Kevin Caffery (Martin Lawrence) is an art thief who's burglarizing a Marblehead, Mass., home, when the owner, sleazy rich guy Max Fairbanks (Danny DeVito), catches him at gunpoint. As the police are about to haul him away, Max does something for pure spite. He takes off Kevin's new ring, claiming it's his. Kevin, who just got that ring from the new love (Carmen Ejogo) in his life, is determined to get it back. And that's pretty much the story in this dull, plodding comedy, based on a Donald E. Westlake novel.

The casting of Lawrence and DeVito as jugular-hungry opponents could have yielded some funny, punchy entertainment. Both are feisty comedians who thrive on aggressively verbal comedy. They could have tongue-fought and eye-warred their way through an amusing comedy. But "Worst" is so suffocated by its own plot, no one's got time to do more than follow the program.

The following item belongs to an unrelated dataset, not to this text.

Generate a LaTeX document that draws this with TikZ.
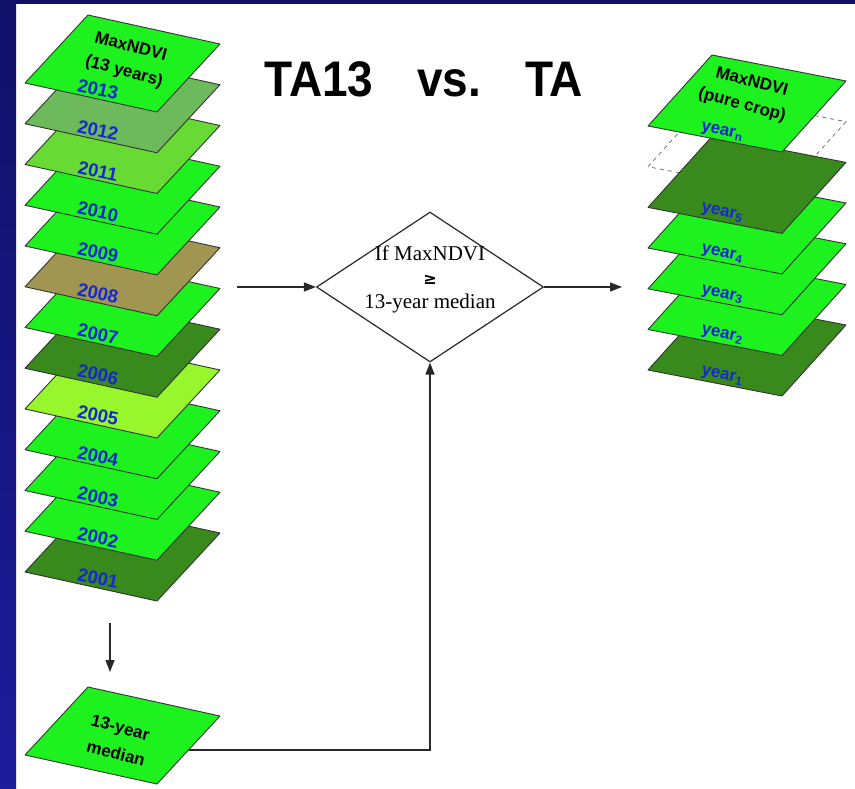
\documentclass[tikz,border=0pt]{standalone}
\usepackage{fontspec}
\setmainfont{Liberation Sans}
\newfontfamily\serifA{Liberation Serif}
\newfontfamily\symA{DejaVu Sans}
\usetikzlibrary{shapes.geometric,arrows.meta,calc}
\definecolor{frameTop}{RGB}{16,16,104}
\definecolor{frameBot}{RGB}{28,28,156}
\definecolor{gBright}{RGB}{30,242,30}
\definecolor{gGray}{RGB}{108,186,92}
\definecolor{gYel}{RGB}{104,218,52}
\definecolor{gOlive}{RGB}{160,150,82}
\definecolor{gDark}{RGB}{56,138,28}
\definecolor{gLime}{RGB}{152,246,44}
\definecolor{labBlue}{RGB}{22,40,208}
\definecolor{lineC}{RGB}{40,40,40}
\tikzset{
  layer/.style={draw=black!80, line width=0.9pt, line join=round},
  yearlab/.style={text=labBlue, font=\fontsize{17}{17}\selectfont\bfseries, rotate=-12, inner sep=0},
  digitlab/.style={yearlab, font=\fontsize{18.5}{18.5}\selectfont\bfseries},
  toplab/.style={text=black, font=\fontsize{17}{17}\selectfont\bfseries, rotate=-15, inner sep=0},
  conn/.style={draw=lineC, line width=1.3pt, -{Triangle[length=12pt,width=9pt]}},
  titletext/.style={font=\fontsize{50}{50}\selectfont\bfseries, anchor=base, inner sep=0},
}
\newcommand\layerL[3]{\path[layer,fill=#3] (#1,#2) -- ++(63,-68) -- ++(132,29) -- ++(-63,68) -- cycle;}
\newcommand\layerR[3]{\path[layer,fill=#3] (#1,#2) -- ++(64,-71) -- ++(134,26) -- ++(-64,71) -- cycle;}
\begin{document}
\begin{tikzpicture}[x=1pt,y=-1pt]
\useasboundingbox (0,0) rectangle (855,788);
\fill[white] (0,0) rectangle (855,788);
\shade[top color=frameTop, bottom color=frameBot] (0,0) rectangle (16,788);
\fill[frameTop] (0,0) rectangle (855,4);

% title
\node[titletext] (t1) at (319,96) {\scalebox{0.92}[1]{TA13}};
\node[titletext] (t2) at (449,96) {\scalebox{0.92}[1]{vs.}};
\node[titletext] (t3) at (554,96) {\scalebox{0.92}[1]{TA}};

% left stack
\foreach \y/\t/\c in {572/2001/gDark, 531.25/2002/gBright, 490.5/2003/gBright, 449.75/2004/gBright,
  409/2005/gLime, 368.25/2006/gDark, 327.5/2007/gBright, 286.75/2008/gOlive, 246/2009/gBright,
  205.25/2010/gBright, 164.5/2011/gYel, 123.75/2012/gGray, 83/2013/gBright}{
  \layerL{25}{\y}{\c}
  \node[digitlab] (l\t) at (98,\y+6.5) {\t};
}
\node[toplab] (lt1) at (131,46) {MaxNDVI};
\node[toplab] (lt2) at (124,72) {(13 years)};

% median layer
\layerL{25}{755}{gBright}
\coordinate (medB) at (157,784);
\coordinate (medR) at (220,716);
\coordinate (medE) at ($(medB)!0.5!(medR)$);
\node[toplab] (m1) at (120,729) {13-year};
\node[toplab] (m2) at (116,753) {median};

% right stack
\path[draw=black!55, line width=0.8pt, dash pattern=on 4pt off 4pt] (648,166.7) -- ++(64,-71) -- ++(134,26) -- ++(-64,71) -- cycle;
\foreach \y/\t/\c in {370/1/gDark, 329.5/2/gBright, 288.8/3/gBright, 248/4/gBright, 207.4/5/gDark}{
  \layerR{648}{\y}{\c}
  \node[yearlab] (r\t) at (722,\y+6) {year\textsubscript{\t}};
}
\layerR{648}{126}{gBright}
\node[yearlab] (rn) at (722,132) {year\textsubscript{n}};
\node[toplab] (rt1) at (752,81) {MaxNDVI};
\node[toplab] (rt2) at (742,105) {(pure crop)};

% decision
\node[diamond, draw=lineC, line width=1.2pt, minimum width=227pt, minimum height=150pt, inner sep=0] (dec) at (430,287) {};
\node[font=\serifA\fontsize{21}{24}\selectfont, align=center, inner sep=0] (dtext) at (430,279) {If MaxNDVI\\{\symA\bfseries\fontsize{16}{16}\selectfont ≥}\\13-year median};

% connectors
\coordinate (inL) at (237,287);
\coordinate (outR) at (622,287);
\coordinate (dnA) at (110,623);
\coordinate (dnB) at (110,672);
\draw[conn] (inL) -- (dec.west);
\draw[conn] (dec.east) -- (outR);
\draw[conn] (dnA) -- (dnB);
\draw[conn] (medE) -| (dec.south);
\end{tikzpicture}
\end{document}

Unfortunately, in Hollywood, casting is considered more than enough to make a movie. The gags? They can be anything, so long as these two play themselves, right? Wrong. Lawrence, who reaped millions on this date last summer with "Big Momma's House," is no Martin Lawrence this time. His routines are flaccid retreads of his usual stuff. And DeVito, winner of the Mr. Ubiquitous Award lately, also phones himself in.

There is one small spark of humor in "Worst." And it flashes so brightly, you find yourself wishing someone had junked Lawrence and DeVito, then rebuilt the whole movie around this character. That's Detective Alex Tardio, played with prim, hilarious precision by William Fichtner. A dandy of an officer, who suggests a comic combination of Truman Capote, Tom Wolfe and David Bowie, he blows the two stars away with his wide brimmed hats, impeccable white suits and the team of white pooches he loves to walk. Ace Ventura, eat your heart out. But we digress. Talking about the best that happens is such a minor part of the big picture.

"What's the Worst That Could Happen?" (PG-13, 95 minutes) – Contains foul language and sexual situations.